Читать «Дорожная традиция России. Поверья, обычаи, обряды» онлайн - страница 8

Владимир Анатольевич Коршунков

Сани в древности тоже применялись в погребальном обряде – не только зимой, но и летом: на них волокли тело покойника к месту захоронения. Этот вопрос исследовал ещё А. Н. Анучин. Позднее и Д. К. Зеленин указывал: сани избирали для этого, по-видимому, потому, что они были древнейшим типом повозки. В. Я. Петрухин писал: «Использование С[аней] в ритуальных процессиях, совершавшихся в разные сезоны, связано как с традиционностью самого транспортного средства, так и с состоянием дорог средневековой Руси…» А применение саней в обрядах плодородия и обновления природы, по его мнению, соотносимо с распространёнными обычаями волочить что-либо по земле, чтобы перенять её плодородие. Вообще заметно, что при погребальных обрядах и используемые предметы, и сами обрядовые действия обычно бывают упрощённого, архаического типа. Сани – именно такой, старинный и традиционный атрибут.

К обычаю везти тело для погребения на санях восходит древнерусский фразеологический оборот, который встречается в «Поучении» Владимира Мономаха (1117), – «сидя на санях», то есть на старости лет, в преклонном возрасте, одной ногой в могиле. Возможно, что этим же объясняется и выражение «с копыльев (копылов) долой». Копыл – это опора в виде бруска, соединяющая полозья саней с верхней их частью. Когда сани срываются с копыльев, то это значит, что они развалились. Но ещё так, с копыльев долой, несут и тело покойного, когда его довезли на санях до места погребения. И это выражение приобрело значение «умереть; упасть; потерпеть жизненную катастрофу». Когда особенности древнего похоронного обряда окончательно забылись, то диалектное слово «копыл» было переосмыслено и заменено на созвучное: стали говорить «с копыт долой».

Интересно, что в речи образованных людей XIX в. проявилась такая метафора: садиться в повозку – умирать.
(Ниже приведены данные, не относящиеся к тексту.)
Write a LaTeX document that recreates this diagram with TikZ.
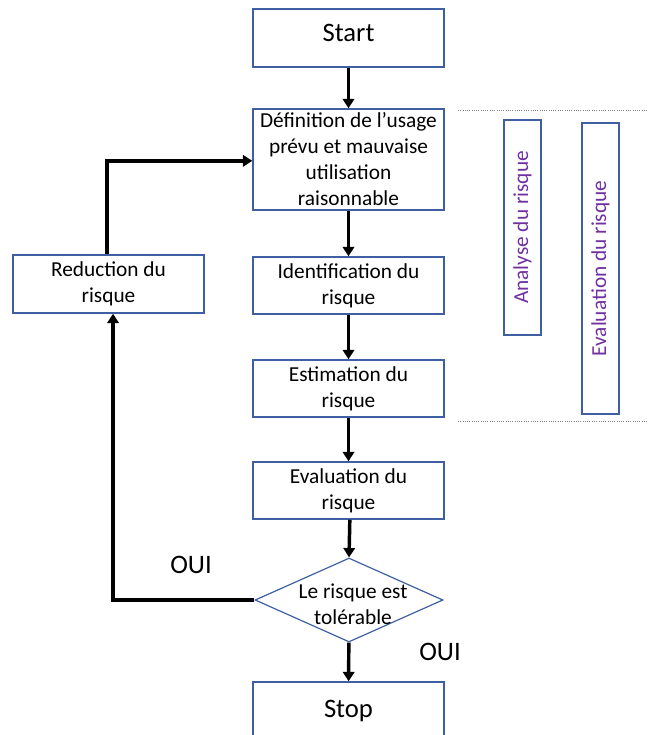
\documentclass[tikz,border=0pt]{standalone}
\usepackage{fontspec}
\setmainfont{Carlito}
\usetikzlibrary{shapes.geometric,arrows.meta}
\definecolor{boxblue}{RGB}{62,96,163}
\definecolor{phasepurple}{RGB}{112,48,160}

\begin{document}
\begin{tikzpicture}[x=0.75pt, y=-0.75pt,
		stepbox/.style={draw=boxblue, line width=1.1pt, rectangle, minimum width=143.25pt,
			minimum height=42.75pt, inner sep=0pt, align=center, font=\fontsize{16}{19.5}\selectfont},
		bigtext/.style={font=\fontsize{20}{24}\selectfont},
		decision/.style={draw=boxblue, line width=0.9pt, diamond, minimum width=141pt,
			minimum height=63pt, inner sep=0pt},
		phase/.style={draw=boxblue, line width=1.1pt, rectangle, rotate=90, minimum height=27.75pt,
			inner sep=0pt, text=phasepurple, font=\fontsize{16}{19.5}\selectfont},
		flow/.style={line width=2.6pt, -{Triangle[length=7pt,width=8.5pt]}},
		limit/.style={densely dotted, gray, line width=0.7pt}]
				\useasboundingbox (0,0) rectangle (648,735);
				\node[stepbox, bigtext, minimum height=43.5pt, text depth=7pt] (start) at (348.5,38) {Start};
				\node[stepbox, minimum height=75.75pt] (def) at (348.5,159.5)
				{Définition de l’usage\\prévu et mauvaise\\utilisation\\raisonnable};
				\node[stepbox] (ident) at (348.5,285.5) {Identification du\\risque};
				\node[stepbox] (estim) at (348.5,388.5) {Estimation du\\risque};
				\node[stepbox] (eval) at (348.5,490.5) {Evaluation du\\risque};
				\node[decision, label={[align=center, font=\fontsize{16}{19.5}\selectfont,
					xshift=3pt, yshift=-3pt]center:Le risque est\\tolérable}] (risk) at (349,600) {};
				\node[stepbox, bigtext, minimum height=43.5pt] (stop) at (348.5,711) {Stop};
				\node[stepbox, minimum height=43.5pt] (reduc) at (108.5,284) {Reduction du\\risque};
				\node[phase, minimum width=161.25pt] (analyse) at (522.5,227.5) {Analyse du risque};
				\node[phase, minimum width=218.25pt] (evalphase) at (600.5,268.5) {Evaluation du risque};
				\node[bigtext] (ouiloop) at (191,565) {OUI};
				\node[bigtext] (ouistop) at (440,652) {OUI};
				\draw[limit] (458,110) -- (648,110);
				\draw[limit] (458,421) -- (648,421);
				\draw[flow] (start) -- (def);
				\draw[flow] (def) -- (ident);
				\draw[flow] (ident) -- (estim);
				\draw[flow] (estim) -- (eval);
				\draw[flow] ([xshift=1pt]eval.south) -- (risk.north);
				\draw[flow] (risk) -- (stop);
				\draw[flow] (risk.west) -| ([xshift=3.4pt]reduc.south);
				\draw[flow] ([xshift=-1pt]reduc.north) |- ([yshift=-1pt]def.west);
			\end{tikzpicture}
\end{document}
Очевидно, это происходило под влиянием старинного выражения «сидя на санях», да и в соответствии с общеизвестными представлениями о смерти как отправлении в дальний путь. Например, в повести М. Н. Загоскина «Вечер на Хопре» (1834, 1837) явившиеся загулявшему помещику бесы (в обличье нескольких казаков и подъячего) так говорили о председателе уголовной палаты, который был известен как «сущий разбойник»: «…Мы все его приятели и ждём не дождёмся радости, когда его высокородие к нам в гости пожалует». И далее: «Конечно, приехать-то приедет, а нечего сказать, тяжёл на подъём! Месяц тому назад совсем было ужв повозку садился, да раздумал». Когда же помещик на это воскликнул, что ведь месяц назад тот «при смерти был болен», ему поддакнули: «Вот то-то и есть, сударь! По этому-то самому резонту он было совсем и собрался в дорогу».

Уже в древней летописи говорилось, что у восточных славян было принято помещать прах умерших «на путях» – вдоль дорог. В более позднее время, как известно, при дорогах ставились деревянные либо каменные кресты и часовни, а сами дороги (и тем более их перекрёстки) представлялись местами, где могла являться «нечистая сила» – недаром там же обычно и гадали. У славян до сравнительно позднего времени около дороги хоронили самоубийц. В Полесье самоубийц и некрещёных детей погребали на перекрёстках или на обочине. Да и теперь, как уже отмечалось выше, существует обычай ставить на обочинах дорог поминальные кресты по типу надгробных и памятные знаки иной формы, отмечая места гибельных автомобильных аварий.